Objective>
Set down only those lines that fall from the line containing "Give me the matplotlib source for this chart." through the line containing "plt.rcParams['font.family'] = ['Liberation", unchanged and without pictures.

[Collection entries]
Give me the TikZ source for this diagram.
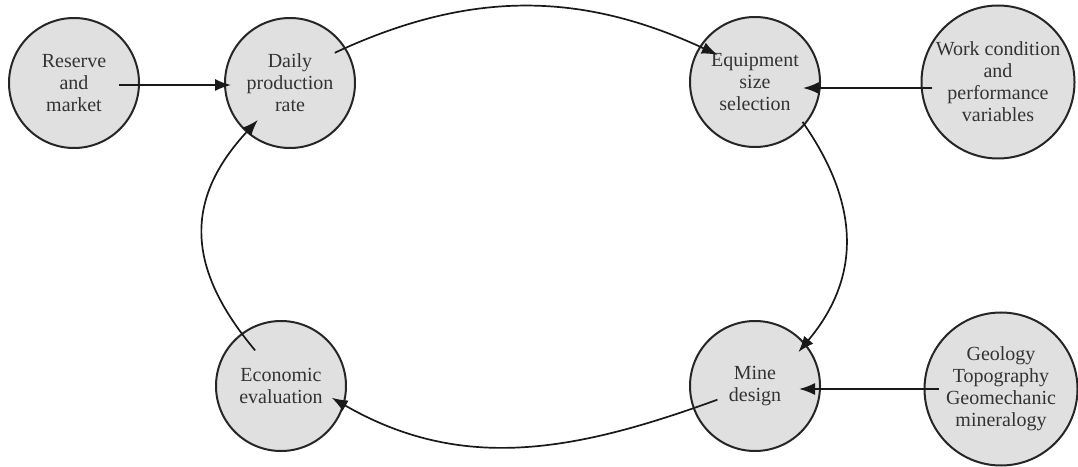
\documentclass[tikz,border=0pt]{standalone}
\usepackage{fontspec}
\setmainfont{Liberation Serif}
\usetikzlibrary{arrows.meta}

\begin{document}
\begin{tikzpicture}[x=1pt, y=1pt,
		stage/.style={circle, draw=black!85, fill=black!12, line width=2pt, minimum size=130pt, inner sep=0pt, align=center, text=black!80, font=\fontsize{20}{22}\selectfont},
		bigstage/.style={stage, minimum size=153pt},
		link/.style={-{Latex[length=16pt,width=12pt]}, line width=1.7pt, black!90}]
				\useasboundingbox (0,0) rectangle (1078,466);
				\node[stage] (reserve) at (74,383) {Reserve\\and\\market};
				\node[stage] (daily) at (290,383) {Daily\\production\\rate};
				\node[stage] (equip) at (755,384) {Equipment\\size\\selection};
				\node[bigstage] (work) at (998,384) {Work condition\\and\\performance\\variables};
				\node[stage] (mine) at (755,80) {Mine\\design};
				\node[bigstage] (geo) at (1001,77) {Geology\\Topography\\Geomechanic\\mineralogy};
				\node[stage] (econ) at (281,80) {Economic\\evaluation};
				% inputs
				\draw[link] ([shift={(-21pt,-2pt)}]reserve.east) -- ([shift={(7pt,-2pt)}]daily.west);
				\draw[link] ([shift={(11pt,-6pt)}]work.west) -- ([shift={(-18pt,-6pt)}]equip.east);
				\draw[link] ([xshift=15pt]geo.west) -- ([shift={(-22pt,-3pt)}]mine.east);
				% loop
				\draw[link] ([shift={(34:54pt)}]daily.center) to[out=25, in=155] ([shift={(144:46pt)}]equip.center);
				\draw[link] ([shift={(-40:62pt)}]equip.center) to[out=-55, in=50, looseness=1.1] ([shift={(38:55pt)}]mine.center);
				\draw[link] ([shift={(200:40pt)}]mine.center) to[out=200, in=-30] ([shift={(-13:52pt)}]econ.center);
				\draw[link] ([shift={(126:44pt)}]econ.center) to[out=130, in=227, looseness=1.2] ([shift={(229:49pt)}]daily.center);
\end{tikzpicture}
\end{document}
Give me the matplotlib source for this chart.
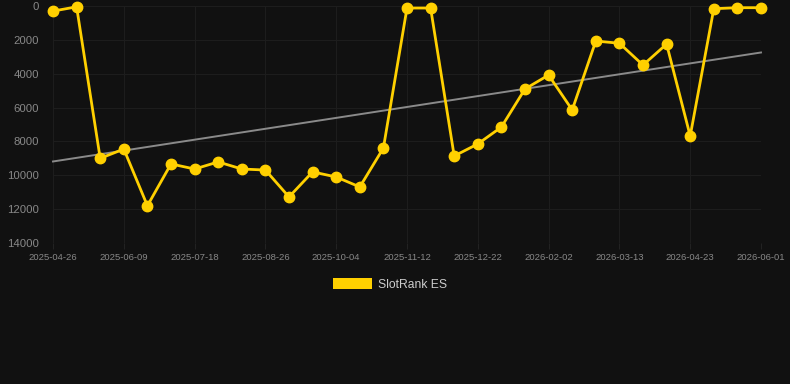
import matplotlib
matplotlib.use("Agg")
import matplotlib.pyplot as plt
import numpy as np
from matplotlib.patches import Patch

plt.rcParams['font.family'] = ['Liberation Sans', 'DejaVu Sans']

tick_labels = ["2025-04-26", "2025-06-09", "2025-07-18", "2025-08-26", "2025-10-04",
               "2025-11-12", "2025-12-22", "2026-02-02", "2026-03-13", "2026-04-23", "2026-06-01"]
ranks = [300, 50, 9000, 8450, 11800, 9330, 9630, 9210, 9630, 9690,
         11280, 9800, 10100, 10690, 8390, 120, 120, 8860, 8150, 7150,
         4900, 4080, 6140, 2070, 2200, 3490, 2250, 7680, 160, 100, 100]
series_name = "SlotRank ES"

bg = "#111111"
gold = "#FFD000"

fig = plt.figure(figsize=(7.9, 3.84), dpi=100, facecolor=bg)
ax = fig.add_axes([53/790, 1-243/384, (761-53)/790, (243-6)/384], facecolor=bg)

x = np.arange(len(ranks))
y = np.array(ranks, dtype=float)
coef = np.polyfit(x, y, 1)
ax.plot(x, np.polyval(coef, x), color="#8a8a8a", lw=1.4, zorder=2, clip_on=False)
ax.plot(x, y, color=gold, lw=2.0, marker='o', ms=7.5, zorder=3, clip_on=False)

ax.set_xlim(0, len(ranks)-1)
ax.set_ylim(14000, 0)
ax.set_yticks(np.arange(0, 14001, 2000))
ax.set_yticklabels([str(v) for v in range(0, 14001, 2000)])
tick_pos = np.arange(0, len(ranks), 3)
ax.set_xticks(tick_pos)
ax.set_xticklabels(tick_labels)
ax.grid(True, color="#1d1d1d", lw=0.8)
ax.set_axisbelow(True)
for s in ax.spines.values():
    s.set_visible(False)
ax.tick_params(axis='y', colors="#888888", labelsize=8.2, length=0, pad=10)
ax.tick_params(axis='x', labelcolor="#888888", color="#222222", labelsize=6.8,
               length=4, width=0.8, pad=3)

leg = fig.legend(handles=[Patch(facecolor=gold, edgecolor='none', label=series_name)],
                 loc='center', bbox_to_anchor=(390/790, 1-284.5/384), frameon=False,
                 handlelength=3.3, handleheight=0.95, fontsize=8.7, labelcolor="#cccccc",
                 handletextpad=0.5)

fig.savefig("out.png", dpi=100, facecolor=bg)
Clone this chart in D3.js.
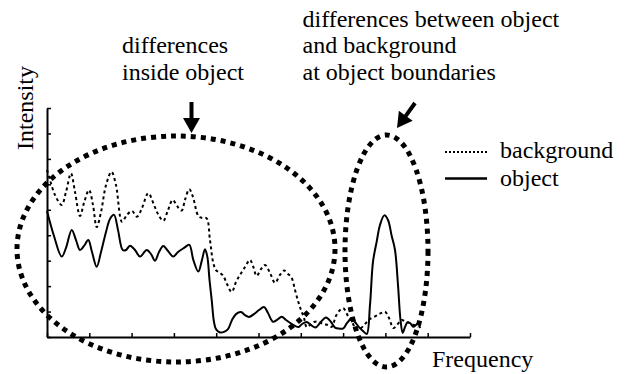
<!DOCTYPE html>
<html>
<head>
<meta charset="utf-8">
<script src="https://cdn.jsdelivr.net/npm/d3@7"></script>
</head>
<body style="margin:0">
<svg id="s" width="628" height="374"></svg>
<script>
// ---- data (frequency in arbitrary units 0-100, intensity 0-90) ----
const xTicks = [0, 10, 20, 30, 40, 50, 60, 70, 80, 90, 100];
const yTicks = [0, 10, 20, 30, 40, 50, 60, 70, 80, 90];

const objectFreq = [0, 1.65, 3.48, 4.49, 5.84, 6.86, 7.8, 8.75, 9.76, 10.64, 11.75, 12.77, 13.95, 14.89, 15.84, 16.78, 17.9, 18.68, 19.62, 20.8, 21.99, 23.57, 24.59, 25.53, 26.48, 27.49, 28.61, 29.86, 30.97, 32.39, 33.64, 34.59, 35.77, 36.64, 37.35, 37.9, 38.42, 38.94, 39.48, 39.95, 40.9, 41.84, 42.79, 43.74, 44.68, 45.86, 46.81, 47.75, 48.94, 50.12, 51.3, 52.25, 53.43, 54.37, 55.48, 56.5, 57.92, 59.46, 60.28, 61.39, 62.41, 63.48, 64.54, 65.96, 67.14, 68.09, 69.03, 70.05, 70.92, 72.03, 72.81, 73.76, 74.7, 75.58, 76.36, 77.07, 77.94, 78.72, 79.74, 80.61, 81.49, 82.27, 82.98, 83.57, 84.09, 84.63, 85.18, 85.82, 86.6, 87.23, 87.78, 88.18];
const objectIntensity = [49.5, 39.7, 31.6, 35.0, 42.1, 38.1, 34.2, 35.8, 38.1, 33.4, 27.6, 33.4, 41.3, 46.4, 48.0, 42.1, 34.2, 34.2, 35.9, 34.2, 31.6, 34.2, 32.6, 30.0, 33.4, 35.8, 33.8, 31.6, 33.4, 35.0, 36.2, 30.3, 25.7, 30.3, 34.5, 31.6, 22.4, 14.5, 5.9, 3.1, 1.8, 2.0, 3.1, 6.7, 9.0, 9.8, 8.6, 7.9, 9.0, 10.6, 11.8, 9.4, 6.0, 6.7, 8.0, 6.7, 5.1, 3.9, 5.1, 5.9, 4.7, 3.7, 5.5, 7.7, 5.9, 3.7, 3.3, 3.4, 5.5, 7.3, 5.9, 3.9, 2.4, 1.2, 12.6, 29.6, 37.5, 44.0, 47.8, 46.0, 39.7, 34.2, 20.4, 6.7, 1.6, 3.9, 5.7, 5.5, 4.0, 4.7, 5.3, 3.5];

const backgroundFreq = [0, 0.71, 1.89, 3.48, 4.49, 5.67, 6.62, 7.8, 8.75, 9.93, 10.87, 11.75, 12.77, 13.95, 15.25, 16.31, 17.73, 18.91, 20.09, 21.28, 22.46, 23.95, 25.3, 26.24, 27.49, 28.61, 29.72, 30.73, 31.84, 32.62, 33.64, 34.52, 35.77, 36.64, 37.71, 38.53, 39.31, 39.95, 40.9, 41.68, 42.55, 43.66, 44.68, 45.63, 46.81, 47.99, 48.7, 49.57, 50.59, 51.54, 52.72, 53.9, 55.08, 56.03, 56.97, 57.8, 58.63, 59.41, 60.05, 60.76, 61.39, 62.17, 63.12, 64.14, 65.25, 66.43, 67.3, 68.32, 69.27, 70.05, 71.23, 72.1, 73.21, 74.23, 75.41, 76.36, 77.78, 78.96, 79.91, 80.85, 81.87, 82.74, 83.85, 84.87, 85.82, 86.76, 87.78];
const backgroundIntensity = [65.6, 61.7, 55.8, 51.9, 57.0, 64.3, 57.0, 47.6, 52.7, 57.8, 51.9, 43.2, 49.1, 59.7, 64.9, 59.7, 45.3, 48.0, 49.5, 47.3, 50.7, 56.5, 51.9, 48.3, 45.7, 49.9, 53.9, 51.5, 49.7, 53.9, 58.1, 55.0, 47.6, 46.8, 46.7, 38.1, 29.1, 26.3, 25.2, 24.0, 20.8, 17.7, 21.6, 24.4, 27.5, 30.3, 27.9, 24.0, 26.7, 28.3, 25.2, 21.3, 24.4, 26.1, 24.8, 23.4, 18.5, 13.8, 10.6, 7.5, 3.9, 4.7, 5.9, 6.0, 5.1, 4.7, 4.0, 8.3, 10.6, 11.3, 8.0, 5.9, 2.8, 3.5, 5.5, 7.1, 8.3, 9.4, 9.9, 7.5, 3.5, 4.7, 6.7, 5.9, 5.4, 4.7, 4.0];

const seriesNames = ["background", "object"];
const axisLabels = ["Frequency", "Intensity"];
const noteLeft = ["differences", "inside object"];
const noteRight = ["differences between object", "and background", "at object boundaries"];

// ---- drawing ----
const svg = d3.select("#s");
const x = d3.scaleLinear().domain([0, 100]).range([47, 470]);
const y = d3.scaleLinear().domain([0, 90]).range([337, 108]);

const line = d3.line().x(d => x(d[0])).y(d => y(d[1])).curve(d3.curveCatmullRom.alpha(0.5));

const bgData = backgroundFreq.map((f, i) => [f, backgroundIntensity[i]]);
const objData = objectFreq.map((f, i) => [f, objectIntensity[i]]);

svg.append("path").datum(bgData).attr("d", line)
  .attr("fill", "none").attr("stroke", "#000").attr("stroke-width", 2)
  .attr("stroke-dasharray", "3,3");
svg.append("path").datum(objData).attr("d", line)
  .attr("fill", "none").attr("stroke", "#000").attr("stroke-width", 2);

// axes
const xAxis = d3.axisBottom(x).tickValues(xTicks).tickSizeInner(-4).tickSizeOuter(0).tickFormat("");
const yAxis = d3.axisLeft(y).tickValues(yTicks).tickSizeInner(-4).tickSizeOuter(0).tickFormat("");
const gx = svg.append("g").attr("transform", `translate(0,${y(0)})`).call(xAxis);
const gy = svg.append("g").attr("transform", `translate(${x(0)},0)`).call(yAxis);
[gx, gy].forEach(g => {
  g.select(".domain").attr("stroke", "#000").attr("stroke-width", 2);
  g.selectAll(".tick line").attr("stroke", "#000").attr("stroke-width", 1.5);
  g.selectAll(".tick text").remove();
});

function label(txt) {
  return svg.append("text").attr("font-size", 24).attr("font-family", "Liberation Serif").text(txt);
}

// axis labels
label(axisLabels[0]).attr("x", 432).attr("y", 367);
label(axisLabels[1]).attr("transform", "translate(33,150) rotate(-90)");

// highlight ellipses
svg.append("ellipse").attr("cx", 176).attr("cy", 249).attr("rx", 159).attr("ry", 113)
  .attr("fill", "none").attr("stroke", "#000").attr("stroke-width", 5).attr("stroke-dasharray", "5,5");
svg.append("ellipse").attr("cx", 386.5).attr("cy", 251).attr("rx", 41.5).attr("ry", 116)
  .attr("fill", "none").attr("stroke", "#000").attr("stroke-width", 5).attr("stroke-dasharray", "5,5");

// arrows
function arrow(x1, y1, x2, y2) {
  const dx = x2 - x1, dy = y2 - y1, L = Math.hypot(dx, dy);
  const ux = dx / L, uy = dy / L, px = -uy, py = ux;
  const hl = 15, hw = 8.5, sw = 2;
  const bx = x2 - ux * hl, by = y2 - uy * hl;
  const pts = [
    [x1 + px * sw, y1 + py * sw], [bx + px * sw, by + py * sw], [bx + px * hw, by + py * hw],
    [x2, y2], [bx - px * hw, by - py * hw], [bx - px * sw, by - py * sw], [x1 - px * sw, y1 - py * sw]
  ];
  svg.append("path").attr("d", "M" + pts.map(p => p.join(",")).join("L") + "Z").attr("fill", "#000");
}
arrow(191.5, 102, 191.5, 133);
arrow(415, 103, 397, 128);

// annotation texts
noteLeft.forEach((t, i) => label(t).attr("x", 122).attr("y", 53 + i * 27));
noteRight.forEach((t, i) => label(t).attr("x", 302.5).attr("y", 26.5 + i * 26.8));

// legend
svg.append("line").attr("x1", 445).attr("x2", 487).attr("y1", 152).attr("y2", 152)
  .attr("stroke", "#000").attr("stroke-width", 2).attr("stroke-dasharray", "2,2");
label(seriesNames[0]).attr("x", 500).attr("y", 158);
svg.append("line").attr("x1", 445).attr("x2", 487).attr("y1", 178.5).attr("y2", 178.5)
  .attr("stroke", "#000").attr("stroke-width", 2.5);
label(seriesNames[1]).attr("x", 500).attr("y", 186);
</script>
</body>
</html>
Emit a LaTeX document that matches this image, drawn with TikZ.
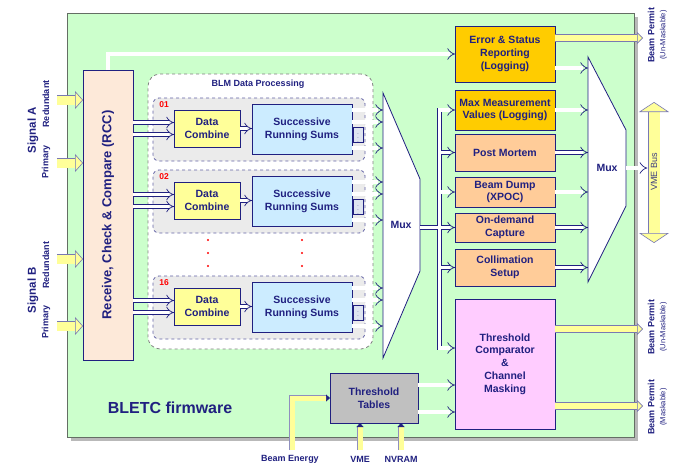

Correct output>
Give me the matplotlib source for this chart.
import matplotlib
matplotlib.use("Agg")
import matplotlib.pyplot as plt
import numpy as np
from matplotlib.patches import Patch

plt.rcParams['font.family'] = ['Liberation Sans', 'DejaVu Sans']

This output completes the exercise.